A grafia transporta a densidade dos séculos na simples articulação de determinado número de letras que, milagrosamente, até também falam, como cês e quejandos, tantas vezes cortados em palavras como “acto”, “acção” ou “actor”, e cuja súbita iluminação ocasionalmente permitida pela sua grafia é como a leveza desse “lenço” de Sophia, que é o tempo e pousa sobre a areia, vindo do fundo do mar. De outro modo, ficam amputadas e nelas insensível a noção de um “agir” (lat. agere).

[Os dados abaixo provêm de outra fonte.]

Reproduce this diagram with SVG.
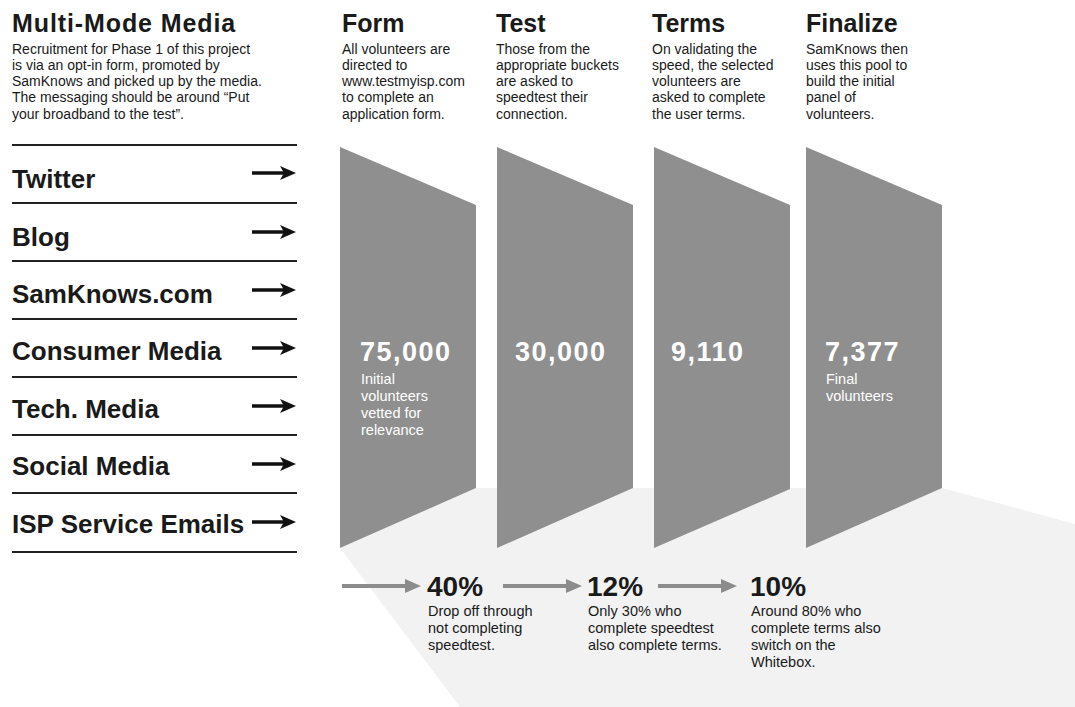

Tudo isto é tão grave quanto seria dispensarmos na nossa língua uma série de figuras como Ulisses ou o Velho-do-Restelo, raramente rico nas possibilidades que oferece no dizer (quando efectivamente o lemos).
E também este efectivamente, como uma miríade de outras palavras tornadas bizarras, teria efectivamente que se lhe dissesse…

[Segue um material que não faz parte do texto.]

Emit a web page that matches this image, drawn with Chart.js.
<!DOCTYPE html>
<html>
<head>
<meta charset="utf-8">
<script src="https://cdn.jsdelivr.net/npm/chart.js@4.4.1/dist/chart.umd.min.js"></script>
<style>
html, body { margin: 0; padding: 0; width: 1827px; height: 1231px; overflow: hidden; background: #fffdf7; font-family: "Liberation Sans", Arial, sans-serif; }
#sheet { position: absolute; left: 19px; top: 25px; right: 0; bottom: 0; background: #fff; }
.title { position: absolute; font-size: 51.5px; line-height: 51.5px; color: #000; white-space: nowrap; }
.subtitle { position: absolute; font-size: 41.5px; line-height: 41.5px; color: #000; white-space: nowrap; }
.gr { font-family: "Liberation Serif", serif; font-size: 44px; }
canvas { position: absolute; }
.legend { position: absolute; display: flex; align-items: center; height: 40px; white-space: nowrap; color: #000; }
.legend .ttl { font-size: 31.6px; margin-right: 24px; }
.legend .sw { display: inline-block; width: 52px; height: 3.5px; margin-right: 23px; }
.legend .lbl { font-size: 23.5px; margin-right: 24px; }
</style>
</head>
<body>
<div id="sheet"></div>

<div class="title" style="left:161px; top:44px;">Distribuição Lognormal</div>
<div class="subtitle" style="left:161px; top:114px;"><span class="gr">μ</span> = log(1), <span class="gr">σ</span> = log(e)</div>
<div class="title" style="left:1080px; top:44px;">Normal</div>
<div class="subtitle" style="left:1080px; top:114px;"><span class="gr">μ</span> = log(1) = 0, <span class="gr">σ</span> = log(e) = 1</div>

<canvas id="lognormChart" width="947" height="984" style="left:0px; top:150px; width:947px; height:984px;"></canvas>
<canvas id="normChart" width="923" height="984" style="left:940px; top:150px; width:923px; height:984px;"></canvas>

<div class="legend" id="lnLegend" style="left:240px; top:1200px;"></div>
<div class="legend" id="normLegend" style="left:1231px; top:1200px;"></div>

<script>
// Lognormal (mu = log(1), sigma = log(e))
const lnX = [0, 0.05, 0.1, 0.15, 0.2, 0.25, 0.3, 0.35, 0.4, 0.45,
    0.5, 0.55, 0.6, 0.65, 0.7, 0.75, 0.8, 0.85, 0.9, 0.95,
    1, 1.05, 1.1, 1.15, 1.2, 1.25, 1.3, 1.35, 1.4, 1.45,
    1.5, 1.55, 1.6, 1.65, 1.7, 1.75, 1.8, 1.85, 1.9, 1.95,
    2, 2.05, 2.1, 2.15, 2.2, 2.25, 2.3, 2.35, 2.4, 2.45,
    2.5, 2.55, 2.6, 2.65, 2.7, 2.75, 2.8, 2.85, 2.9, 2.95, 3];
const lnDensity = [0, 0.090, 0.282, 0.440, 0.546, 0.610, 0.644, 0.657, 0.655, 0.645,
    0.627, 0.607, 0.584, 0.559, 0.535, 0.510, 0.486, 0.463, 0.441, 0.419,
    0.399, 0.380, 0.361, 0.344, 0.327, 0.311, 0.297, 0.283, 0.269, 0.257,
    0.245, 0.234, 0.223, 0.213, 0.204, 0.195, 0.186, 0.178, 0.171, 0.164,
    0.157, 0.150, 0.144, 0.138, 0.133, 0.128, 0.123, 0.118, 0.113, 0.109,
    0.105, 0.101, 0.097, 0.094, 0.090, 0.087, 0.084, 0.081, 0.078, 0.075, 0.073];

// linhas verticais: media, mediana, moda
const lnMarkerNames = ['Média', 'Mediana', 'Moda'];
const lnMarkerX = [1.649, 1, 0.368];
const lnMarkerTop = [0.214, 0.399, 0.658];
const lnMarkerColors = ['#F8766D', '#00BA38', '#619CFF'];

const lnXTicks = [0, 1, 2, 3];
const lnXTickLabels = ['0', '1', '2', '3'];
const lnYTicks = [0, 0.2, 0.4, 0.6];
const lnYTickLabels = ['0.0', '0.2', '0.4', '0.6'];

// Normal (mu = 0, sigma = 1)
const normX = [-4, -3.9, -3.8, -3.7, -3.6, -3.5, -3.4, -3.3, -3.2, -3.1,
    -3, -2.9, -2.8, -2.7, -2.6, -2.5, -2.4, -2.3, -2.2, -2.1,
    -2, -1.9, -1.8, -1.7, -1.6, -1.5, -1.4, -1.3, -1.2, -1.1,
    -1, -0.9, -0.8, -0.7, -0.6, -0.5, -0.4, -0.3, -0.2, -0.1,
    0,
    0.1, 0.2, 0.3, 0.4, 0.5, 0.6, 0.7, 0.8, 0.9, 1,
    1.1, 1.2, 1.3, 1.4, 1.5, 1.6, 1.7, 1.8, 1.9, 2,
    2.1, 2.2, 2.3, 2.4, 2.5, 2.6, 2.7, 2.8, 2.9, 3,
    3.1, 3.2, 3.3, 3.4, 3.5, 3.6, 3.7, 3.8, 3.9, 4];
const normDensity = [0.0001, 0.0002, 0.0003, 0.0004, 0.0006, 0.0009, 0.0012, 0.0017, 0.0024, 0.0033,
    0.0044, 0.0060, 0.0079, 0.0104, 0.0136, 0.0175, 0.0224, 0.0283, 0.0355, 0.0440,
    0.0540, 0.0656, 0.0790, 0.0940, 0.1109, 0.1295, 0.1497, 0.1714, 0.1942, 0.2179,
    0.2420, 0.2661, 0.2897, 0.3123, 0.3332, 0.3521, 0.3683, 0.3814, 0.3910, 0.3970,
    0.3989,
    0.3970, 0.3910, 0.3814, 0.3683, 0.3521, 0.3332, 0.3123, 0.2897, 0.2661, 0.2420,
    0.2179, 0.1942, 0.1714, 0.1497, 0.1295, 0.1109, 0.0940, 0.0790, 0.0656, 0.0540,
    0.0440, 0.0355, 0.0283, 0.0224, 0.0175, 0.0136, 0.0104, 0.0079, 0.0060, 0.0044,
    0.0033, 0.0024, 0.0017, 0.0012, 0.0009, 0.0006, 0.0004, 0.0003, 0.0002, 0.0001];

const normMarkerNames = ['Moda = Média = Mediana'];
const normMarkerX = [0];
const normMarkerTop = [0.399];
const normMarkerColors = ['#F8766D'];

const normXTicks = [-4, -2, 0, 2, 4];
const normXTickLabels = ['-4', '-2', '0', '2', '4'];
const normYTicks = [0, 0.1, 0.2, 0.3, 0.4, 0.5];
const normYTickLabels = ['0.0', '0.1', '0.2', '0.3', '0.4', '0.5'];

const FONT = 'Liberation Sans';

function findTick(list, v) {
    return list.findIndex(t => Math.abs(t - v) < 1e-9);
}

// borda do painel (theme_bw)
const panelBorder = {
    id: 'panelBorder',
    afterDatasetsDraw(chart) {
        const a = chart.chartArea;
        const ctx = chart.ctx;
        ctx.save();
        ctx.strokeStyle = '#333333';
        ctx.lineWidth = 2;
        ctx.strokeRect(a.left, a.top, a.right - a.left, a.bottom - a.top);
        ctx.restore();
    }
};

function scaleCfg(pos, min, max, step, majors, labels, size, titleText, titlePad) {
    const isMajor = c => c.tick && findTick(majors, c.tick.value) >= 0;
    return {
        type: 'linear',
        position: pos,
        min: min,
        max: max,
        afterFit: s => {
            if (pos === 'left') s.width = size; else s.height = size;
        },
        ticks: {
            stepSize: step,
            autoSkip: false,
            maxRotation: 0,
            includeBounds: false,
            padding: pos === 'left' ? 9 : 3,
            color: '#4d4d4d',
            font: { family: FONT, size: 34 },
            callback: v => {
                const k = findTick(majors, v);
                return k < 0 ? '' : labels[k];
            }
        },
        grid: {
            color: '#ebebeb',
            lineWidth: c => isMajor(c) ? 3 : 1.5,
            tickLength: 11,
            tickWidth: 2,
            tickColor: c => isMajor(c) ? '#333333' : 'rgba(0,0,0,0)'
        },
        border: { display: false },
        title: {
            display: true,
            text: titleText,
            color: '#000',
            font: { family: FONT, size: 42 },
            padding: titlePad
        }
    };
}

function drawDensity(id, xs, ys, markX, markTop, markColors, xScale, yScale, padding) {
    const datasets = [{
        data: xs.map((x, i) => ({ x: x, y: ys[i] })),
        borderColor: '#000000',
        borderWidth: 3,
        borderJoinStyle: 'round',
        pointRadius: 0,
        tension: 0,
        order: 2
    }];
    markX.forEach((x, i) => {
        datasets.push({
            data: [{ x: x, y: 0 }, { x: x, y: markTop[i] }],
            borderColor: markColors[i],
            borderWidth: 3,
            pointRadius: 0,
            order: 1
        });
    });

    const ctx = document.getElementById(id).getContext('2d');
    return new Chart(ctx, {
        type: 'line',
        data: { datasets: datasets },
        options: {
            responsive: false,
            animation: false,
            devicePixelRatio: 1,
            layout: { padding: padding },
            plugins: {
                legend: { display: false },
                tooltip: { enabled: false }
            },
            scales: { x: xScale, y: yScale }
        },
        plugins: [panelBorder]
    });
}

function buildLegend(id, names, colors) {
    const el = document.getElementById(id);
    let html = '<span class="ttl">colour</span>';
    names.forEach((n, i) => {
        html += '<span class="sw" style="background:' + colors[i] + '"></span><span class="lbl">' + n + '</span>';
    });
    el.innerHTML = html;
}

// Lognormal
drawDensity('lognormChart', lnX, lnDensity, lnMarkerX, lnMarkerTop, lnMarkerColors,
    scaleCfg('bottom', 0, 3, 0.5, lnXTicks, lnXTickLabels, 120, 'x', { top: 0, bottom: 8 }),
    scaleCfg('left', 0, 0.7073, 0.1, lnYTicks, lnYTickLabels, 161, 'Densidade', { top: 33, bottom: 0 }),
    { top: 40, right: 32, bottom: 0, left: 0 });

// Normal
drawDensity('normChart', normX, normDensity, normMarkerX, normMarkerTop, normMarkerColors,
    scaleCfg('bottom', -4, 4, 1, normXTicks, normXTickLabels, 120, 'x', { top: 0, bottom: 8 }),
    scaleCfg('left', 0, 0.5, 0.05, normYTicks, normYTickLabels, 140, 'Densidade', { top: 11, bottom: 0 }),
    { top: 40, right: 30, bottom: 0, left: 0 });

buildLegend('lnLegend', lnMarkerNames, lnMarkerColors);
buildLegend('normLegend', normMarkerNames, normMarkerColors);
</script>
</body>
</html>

A norma ortográfica introduzida em 1911, começara já este processo, mas o que mais recentemente foi introduzido – e nem teve, até ver, o acordo de todas as partes envolvidas –, com tal machadada originando uma completa desfiguração de muitas palavras flageladas, divorcia-nos de vez da Europa. Num tempo em que seria impensável voltarmos as costas à Europa, num tempo em que, mais do que tudo, nos importaria afirmar a nossa memória efectivamente europeia e fundada no moderno humanismo europeu, voltar-lhe as costas com esta grafia imposta em Portugal parece-me não só contraditório, como insensato.

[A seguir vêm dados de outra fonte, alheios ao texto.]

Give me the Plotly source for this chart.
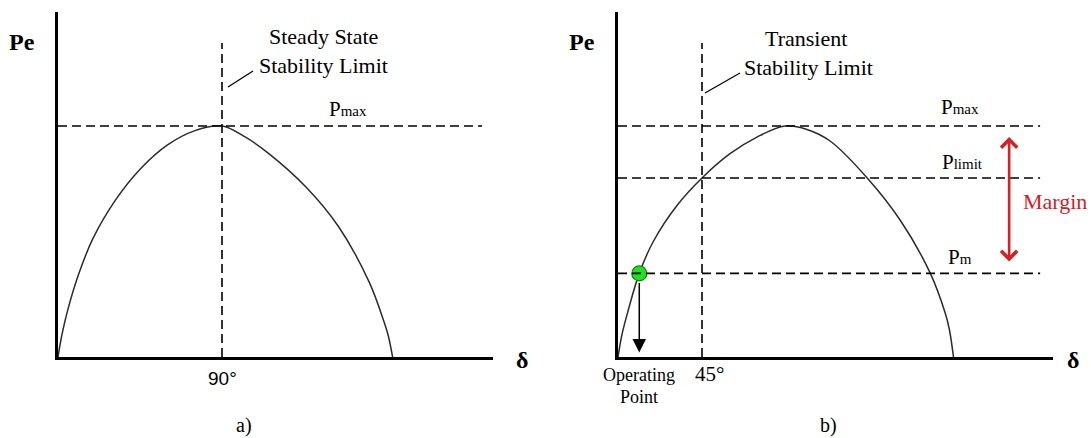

E nada disto implica um divórcio do português do Brasil e de todas as outras variedades do português. Cantar “flor amarela, flor de uma longa esperaé sempre maravilhoso do prazer que dá, mas não seria honesto ignorar que aquele colorido do português não é o nosso. Sem um verdadeiro arranjo de músico profissional (o que já implica grandes mudanças!), ele perderia todo o encanto, se quiséssemos cantá-lo com a nossa pronúncia do português, e aí sim, o seu português não seria inteiramente compreensível. Do mesmo modo, o nosso fica completamente desfigurado com uma grafia mediante a qual, entre outros aspectos, fica estropiada a identidade do português europeu, que ….efectivamente é diferente. E uso este advérbio não para dar mais um meandro à oração ou certo balanço a projectar-lhe ritmo. Não. Digo-o porque cada uma destas variedades do português, efectivamente, se vai fazendo (do lat. facere) a si mesma e, para cúmulo de tudo isto, a uma facilidade (do mesmíssimo facere) vertiginosa…
A favor da língua portuguesa, se subimos ao palanque que lhe dá reconhecimento, desçamos também dele, façamos alguma coisa, cada um no seu contexto e situação. Possa cada um agir de acordo com aquilo que lhe permite a sua situação profissional ou até simplesmente de acordo com o que lhe permite a inexistência de semelhante situação.